While their last LP, David Comes to Life, was grand on a conceptual scale, the songs themselves were fairly compact. By contrast, Tiger opens with a soaring, clean rush of guitar that hangs in the air for minutes, and in the best possible way echoes Rush's early '80s synthesizer-crossbred-with-guitar output.
When burly vocalist Damian Abraham's voice kicks in, the biggest contrast between David and this release is immediately clear. Where on David Damian's voice seemed to clash against the album's clean tone, here, his huge growl seeps into the avalanche of sound, wrapping the two together, creating maybe the band's most cohesive sound to date.
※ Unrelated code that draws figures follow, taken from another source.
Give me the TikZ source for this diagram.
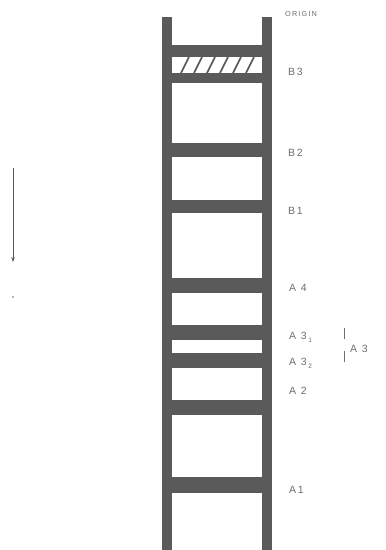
\documentclass[tikz,border=0pt]{standalone}
\usepackage{fontspec}
\setmainfont{Liberation Sans}
\newfontfamily\lbl[LetterSpace=16]{Liberation Sans}
\usetikzlibrary{arrows.meta}
\definecolor{ink}{HTML}{5A5A5A}
\definecolor{txt}{HTML}{6E6E6E}
\begin{document}
\begin{tikzpicture}[x=1pt,y=-1pt,
  lab/.style={anchor=base west,inner sep=0pt,text=txt,font=\lbl\fontsize{10.5}{12}\selectfont},
  small/.style={anchor=base west,inner sep=0pt,text=txt,font=\lbl\fontsize{7.3}{8}\selectfont},
  tick/.style={draw=txt,line width=0.8pt},
  rail/.style={fill=ink},
  hatchline/.style={draw=ink,line width=1.7pt}]
\useasboundingbox (0,0) rectangle (386,550);
\fill[white] (0,0) rectangle (386,550);
% rails
\fill[rail] (162,17) rectangle (172,550);
\fill[rail] (262,17) rectangle (272,550);
% rungs
\foreach \a/\b in {45/57,73/83,143/157,200/213,278/293,325/340,353/368,400/415,477/493}
  \fill[rail] (171,\a) rectangle (263,\b);
% hatching in B3
\foreach \x in {181,194,207,220,233,246}
  \draw[hatchline] (\x,73) -- (\x+8,57);
% labels
\newcommand{\sbs}[1]{\raisebox{-0.45ex}{\fontsize{6.5}{7}\selectfont #1}}
\node[small] (origin) at (285,16.8) {ORIGIN};
\node[lab] (b3) at (288,75.8) {B3};
\node[lab] (b2) at (288,156.8) {B2};
\node[lab] (b1) at (288,214.8) {B1};
\node[lab] (a4) at (289,291.8) {A 4};
\node[lab] (a31) at (289,339.8) {A 3\,\sbs{1}};
\node[lab] (a32) at (289,365.8) {A 3\,\sbs{2}};
\node[lab] (a2) at (289,394.8) {A 2};
\node[lab] (a1) at (289,493.8) {A1};
\node[lab] (a3) at (350,352.8) {A 3};
% brace ticks
\coordinate (t1a) at (344,328); \coordinate (t1b) at (344,339);
\coordinate (t2a) at (344,351); \coordinate (t2b) at (344,362);
\draw[tick] (t1a) -- (t1b);
\draw[tick] (t2a) -- (t2b);
% direction arrow
\coordinate (arrA) at (13,168);
\coordinate (arrB) at (13,262);
\draw[ink,line width=0.8pt,-{Stealth[length=5pt,width=3.5pt]}] (arrA) -- (arrB);
\fill[txt] (13,297) circle (0.8);
\end{tikzpicture}
\end{document}
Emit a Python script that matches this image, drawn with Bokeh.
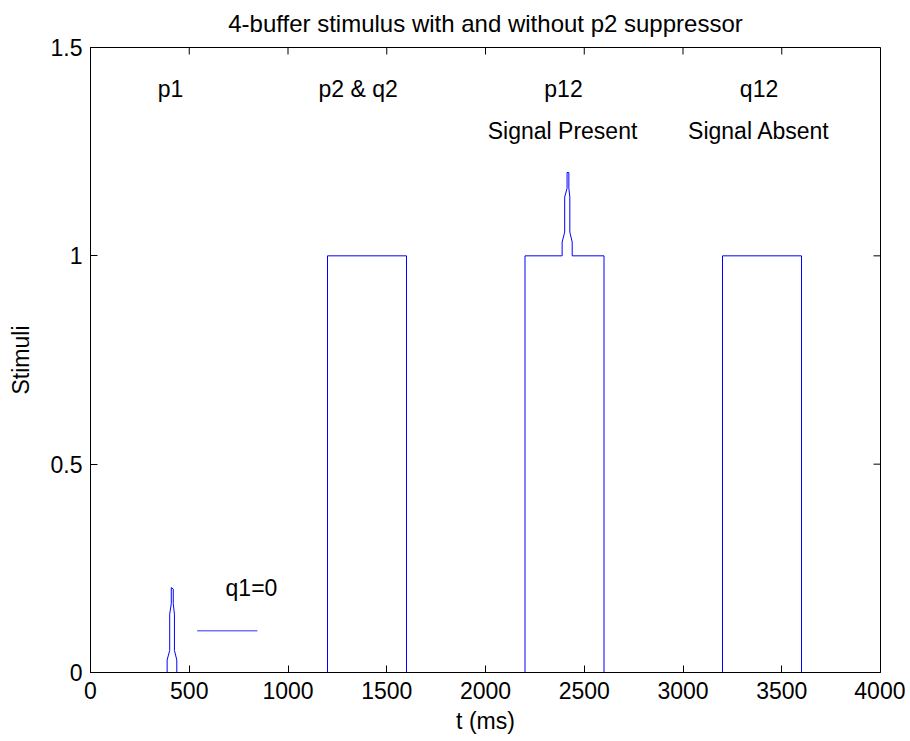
from bokeh.plotting import figure
from bokeh.models import FixedTicker, Range1d, ColumnDataSource
from bokeh.embed import file_html
from bokeh.resources import INLINE
from bokeh.core.properties import value

# ---- data ----
t_ms = [0, 388, 388, 401, 401, 409, 409, 419, 419, 425, 425, 437, 437,
        1200, 1200, 1600, 1600, 2200, 2200,
        2388, 2388, 2401, 2401, 2413, 2413, 2422, 2422, 2427, 2427, 2439, 2439,
        2600, 2600, 3200, 3200, 3600, 3600, 4000]
stimuli = [0, 0, 0.03, 0.053, 0.14, 0.165, 0.204, 0.2, 0.165, 0.14, 0.053, 0.03, 0,
           0, 1, 1, 0, 0, 1,
           1, 1.033, 1.057, 1.141, 1.162, 1.2, 1.2, 1.162, 1.141, 1.057, 1.033, 1,
           1, 0, 0, 1, 1, 0, 0]
q1_t = [540, 845]
q1_v = [0.1, 0.1]

x_ticks = [0, 500, 1000, 1500, 2000, 2500, 3000, 3500, 4000]
y_ticks = [0, 0.5, 1, 1.5]
y_tick_labels = ["0", "0.5", "1", "1.5"]

ann_text = ["p1", "p2 & q2", "p12", "Signal Present", "q12", "Signal Absent", "q1=0"]
ann_x = [405, 1355, 2395, 2390, 3385, 3385, 815]
ann_y = [1.4, 1.4, 1.4, 1.3, 1.4, 1.3, 0.204]

TITLE = "4-buffer stimulus with and without p2 suppressor"

X_MIN, X_MAX = 0, 4000
Y_MIN, Y_MAX = 0, 1.5

FONT = "Liberation Sans"
FS = "23px"
TICK = 7

p = figure(width=905, height=738, output_backend="svg", toolbar_location=None,
           x_range=Range1d(X_MIN, X_MAX), y_range=Range1d(Y_MIN, Y_MAX),
           min_border_left=90, min_border_right=25, min_border_top=47, min_border_bottom=66,
           title=TITLE)
p.title.align = "center"
p.title.vertical_align = "top"
p.title.text_font = FONT
p.title.text_font_size = "24px"
p.title.text_font_style = "normal"
p.title.text_color = "black"
p.title.standoff = 17

p.xgrid.visible = False
p.ygrid.visible = False
p.outline_line_color = "black"
p.outline_line_width = 1
p.background_fill_color = "white"
p.border_fill_color = "white"

# ticks on the top and right edges (inward)
p.ray(x=x_ticks, y=[Y_MAX] * len(x_ticks), length=TICK, length_units="screen",
      angle=-90, angle_units="deg", line_color="black", line_width=1)
p.ray(x=[X_MAX] * len(y_ticks), y=y_ticks, length=TICK, length_units="screen",
      angle=180, angle_units="deg", line_color="black", line_width=1)

p.line(t_ms, stimuli, line_color="#0000ff", line_width=1)
p.line(q1_t, q1_v, line_color="#0000ff", line_width=1.5, line_alpha=0.55)

src = ColumnDataSource(dict(x=ann_x, y=ann_y, text=ann_text))
p.text(x="x", y="y", text="text", source=src, text_align="center", text_baseline="middle",
       text_font=value(FONT), text_font_size=FS, text_color="black")

def style_axis(ax):
    ax.major_tick_in = TICK
    ax.major_tick_out = 0
    ax.minor_tick_in = 0
    ax.minor_tick_out = 0
    ax.axis_line_color = "black"
    ax.major_tick_line_color = "black"
    ax.major_label_text_font = FONT
    ax.major_label_text_font_size = FS
    ax.major_label_text_color = "black"
    ax.axis_label_text_font = FONT
    ax.axis_label_text_font_size = FS
    ax.axis_label_text_font_style = "normal"
    ax.axis_label_text_color = "black"

xb = p.xaxis[0]
xb.ticker = FixedTicker(ticks=x_ticks)
xb.axis_label = "t (ms)"
style_axis(xb)
xb.major_label_standoff = 9
xb.axis_label_standoff = 6

yl = p.yaxis[0]
yl.ticker = FixedTicker(ticks=y_ticks)
yl.major_label_overrides = {v: s for v, s in zip(y_ticks, y_tick_labels)}
yl.axis_label = "Stimuli"
style_axis(yl)
yl.major_label_standoff = 8
yl.axis_label_standoff = 14

open("out.html", "w").write(file_html(p, INLINE))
Once the band establishes the sonic theme, they seamlessly flow into the variations. Famous alt-filmmaker Jim Jarmusch appears out of nowhere to allay some obtuse proclamations. Then, as the song continues to shift, co-vocalists Kate Stekmanis and Annie-Claude Deschenes drift in with a sweet sirens call. Most interestingly, as with the music, their voice doesn't clash with the molasses and glass howling of Abraham so much as bind together with it.
The flipside features the band's most avant-garde piece to date. In David's sleeve notes, the band named the Melvins as an influence and it shows. "OnnO" is 23 minutes that isn't so much a song as it is a sonic movie. Without vocals or even a fixed beat, the song washes forward in a collection of rising and falling tones, which drift from white noise to backmasking. Then, just at midpoint, the song shifts into a reverse version of itself.
As the band seems to be more and more congruent with its own pieces, they are getting weirder and weirder. Perfect.